Second inaugural speeches tend to be trickier for politicians than the first, where the formula often is to highlight an agenda heading into office. For many, the second time around features a mixture of touting accomplishments while ticking off priorities for a second term. Emanuel's decision to draw attention to a single issue is less conventional.
Heading into Monday's speech, much of the focus had been on Chicago's cratering finances.
Both the city and Chicago Public Schools face $1 billion deficits. The Illinois Supreme Court's ruling this month that public employee retirement benefits may not be diminished once they've been granted has jeopardized two pension deals Emanuel negotiated and makes striking new ones to cover police, firefighters and teachers more difficult.
The court ruling led major Wall Street agencies last week to downgrade Chicago and CPS debt ratings, with one terming the city and school district's credit rating "junk."
Emanuel also is faced with negotiating a new contract with the city's teachers to avoid a strike, while his CPS CEO, Barbara Byrd-Bennett, remains on leave because of a federal investigation into a contract she backed for a former employer.
The mayor didn't mention most of that Monday, touching on the city's financial issues only briefly at the beginning of his speech, saying he'd be "continuing to address our pressing pension and financial issues."
The speech allowed Emanuel to address a key criticism of the campaign from challenger Jesus "Chuy" Garcia. The Cook County commissioner repeatedly slammed Emanuel for presiding over spikes in homicides and shootings during his first term and focusing on downtown economic development at the expense of neighborhoods.
As he reached the end of his speech, Emanuel alluded to the notion that many of the city's neighborhoods had been neglected.

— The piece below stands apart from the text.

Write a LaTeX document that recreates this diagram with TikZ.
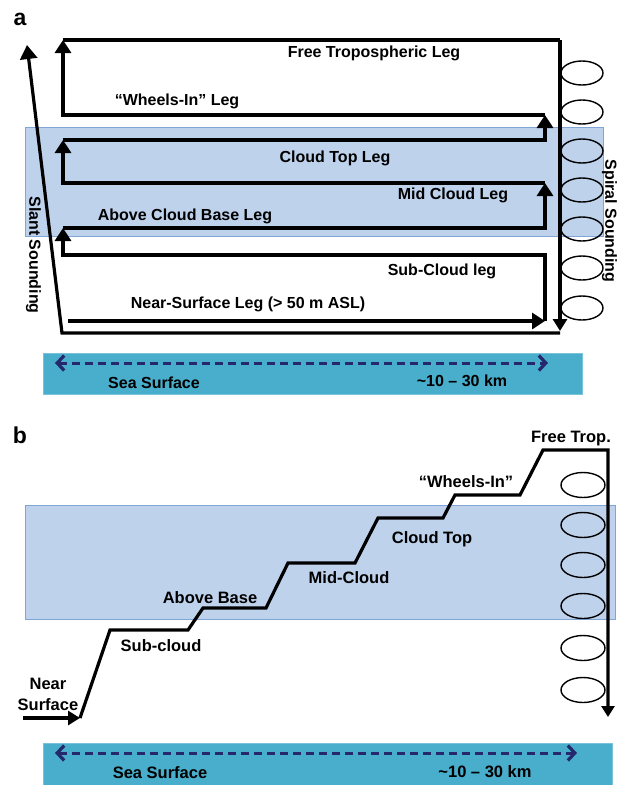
\documentclass[tikz,border=0pt]{standalone}
\usepackage{fontspec}
\setmainfont{Liberation Sans}
\usetikzlibrary{arrows.meta}
\definecolor{cloudfill}{RGB}{190,210,236}
\definecolor{cloudedge}{RGB}{130,165,215}
\definecolor{seafill}{RGB}{72,174,204}
\definecolor{seaedge}{RGB}{120,195,218}
\definecolor{navy}{RGB}{38,40,110}
\begin{document}
\begin{tikzpicture}[x=1pt,y=-1pt,
  leg/.style={line width=3.4pt, line join=miter},
  legarrow/.style={leg, -{Triangle[width=16pt,length=13pt]}},
  thinarrow/.style={line width=3.2pt, -{Triangle[width=14pt,length=12pt]}},
  lbl/.style={font=\bfseries\fontsize{16}{17}\selectfont, inner sep=0pt, text height=11.5pt, text depth=0pt},
  lblb/.style={font=\bfseries\fontsize{16.5}{17}\selectfont, inner sep=0pt, text height=11.8pt, text depth=0pt},
  panel/.style={font=\bfseries\fontsize{23}{24}\selectfont, inner sep=0pt},
  cloud/.style={fill=cloudfill, draw=cloudedge, line width=0.8pt},
  sea/.style={fill=seafill, draw=seaedge, line width=0.6pt},
  spiralring/.style={draw=black, line width=1.4pt},
  spanarrow/.style={draw=navy, line width=3pt, dash pattern=on 8pt off 5pt,
    {Straight Barb[length=7pt,width=15pt,line width=3.2pt]}-{Straight Barb[length=7pt,width=15pt,line width=3.2pt]}}
]
\useasboundingbox (0,0) rectangle (619,785);

% ================= Panel a =================
\node[panel] (pa) at (20,19) {a};
\draw[cloud] (25,127) rectangle (603,236);

% spiral rings
\foreach \yy in {73,112,151,190,229,268,308}
  \draw[spiralring] (582,\yy) ellipse [x radius=21pt, y radius=12pt];

% corners
\coordinate (nsA) at (68,321);
\coordinate (nsB) at (545,321);
\coordinate (scB) at (545,255);
\coordinate (scA) at (63,255);
\coordinate (abA) at (63,228);
\coordinate (abB) at (545,228);
\coordinate (mcB) at (545,183);
\coordinate (mcA) at (63,183);
\coordinate (ctA) at (63,140);
\coordinate (ctB) at (545,140);
\coordinate (wiB) at (545,115);
\coordinate (wiA) at (63,115);
\coordinate (ftA) at (63,40);
\coordinate (ftB) at (560,40);
\coordinate (spE) at (560,331);
\coordinate (btR) at (560,333);
\coordinate (btL) at (62,333);
\coordinate (slT) at (27,45);

\draw[legarrow] (nsA) -- (nsB);
\draw[legarrow] (nsB) -- (scB) -- (scA) -- (abA);
\draw[legarrow] (abA) -- (abB) -- (mcB);
\draw[legarrow] (mcB) -- (mcA) -- (ctA);
\draw[legarrow] (ctA) -- (ctB) -- (wiB);
\draw[legarrow] (wiB) -- (wiA) -- (ftA);
\draw[leg] (ftA) -- (ftB);
\draw[thinarrow] (ftB) -- (spE);
\draw[line width=3.2pt, line join=miter, -{Triangle[width=17pt,length=14pt]}] (btR) -- (btL) -- (slT);

\node[lbl] (tft) at (374,52) {Free Tropospheric Leg};
\node[lbl] (twi) at (177,100) {“Wheels-In” Leg};
\node[lbl] (tct) at (335,157) {Cloud Top Leg};
\node[lbl] (tmc) at (453,194) {Mid Cloud Leg};
\node[lbl] (tab) at (185,215) {Above Cloud Base Leg};
\node[lbl] (tsc) at (442,270) {Sub-Cloud leg};
\node[lbl] (tns) at (248,303) {Near-Surface Leg (> 50 m ASL)};
\node[lbl, rotate=-90] (tsl) at (35,255) {Slant Sounding};
\node[lbl, rotate=-90] (tsp) at (611,221) {Spiral Sounding};

\draw[sea] (43,353) rectangle (582,394);
\coordinate (raL) at (55,363);
\coordinate (raR) at (548,363);
\draw[spanarrow] (raL) -- (raR);
\node[lbl] (tssa) at (154,383) {Sea Surface};
\node[lbl] (tkma) at (462,381) {\textasciitilde10 – 30 km};

% ================= Panel b =================
\node[panel] (pb) at (20,435) {b};
\draw[cloud] (25,505) rectangle (615,619);

\foreach \yy in {485,525,565,606,648,690}
  \draw[spiralring] (583,\yy) ellipse [x radius=22pt, y radius=12.5pt];

\coordinate (n0) at (23,718);
\coordinate (n1) at (80,718);
\coordinate (s1) at (110,630);
\coordinate (s2) at (188,630);
\coordinate (s3) at (203,608);
\coordinate (s4) at (266,608);
\coordinate (s5) at (288,563);
\coordinate (s6) at (355,563);
\coordinate (s7) at (378,518);
\coordinate (s8) at (443,518);
\coordinate (s9) at (455,495);
\coordinate (s10) at (520,495);
\coordinate (s11) at (543,450);
\coordinate (s12) at (608,450);
\coordinate (s13) at (608,717);

\draw[thinarrow] (n0) -- (n1);
\draw[line width=3.2pt, line join=miter, -{Triangle[width=13pt,length=11pt]}]
  (n1) -- (s1) -- (s2) -- (s3) -- (s4) -- (s5) -- (s6) -- (s7) -- (s8) -- (s9) -- (s10) -- (s11) -- (s12) -- (s13);

\node[lblb] (bft) at (571,437) {Free Trop.};
\node[lblb] (bwi) at (466,482) {“Wheels-In”};
\node[lblb] (bct) at (432,538) {Cloud Top};
\node[lblb] (bmc) at (349,578) {Mid-Cloud};
\node[lblb] (bab) at (210,598) {Above Base};
\node[lblb] (bsc) at (161,646) {Sub-cloud};
\node[font=\bfseries\fontsize{16.5}{21}\selectfont, inner sep=0pt, align=center] (bns) at (48,694) {Near\\Surface};

\draw[sea] (43,743) rectangle (612,785);
\coordinate (rbL) at (55,753);
\coordinate (rbR) at (577,753);
\draw[spanarrow] (rbL) -- (rbR);
\node[lblb] (tssb) at (160,773) {Sea Surface};
\node[lblb] (tkmb) at (485,772) {\textasciitilde10 – 30 km};
\end{tikzpicture}
\end{document}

"The truth is that years of silence and inaction have walled off a portion of our city. It is time to stop turning our heads and turning the channel. It is time for each of us to start breaking down those walls," Emanuel said. "We cannot abandon our most vulnerable children to the gang and the gun. They have the potential and the desire to be so much more."
In addition to Emanuel, City Clerk Susana Mendoza, Treasurer Kurt Summers and the 50 aldermen were sworn in Monday.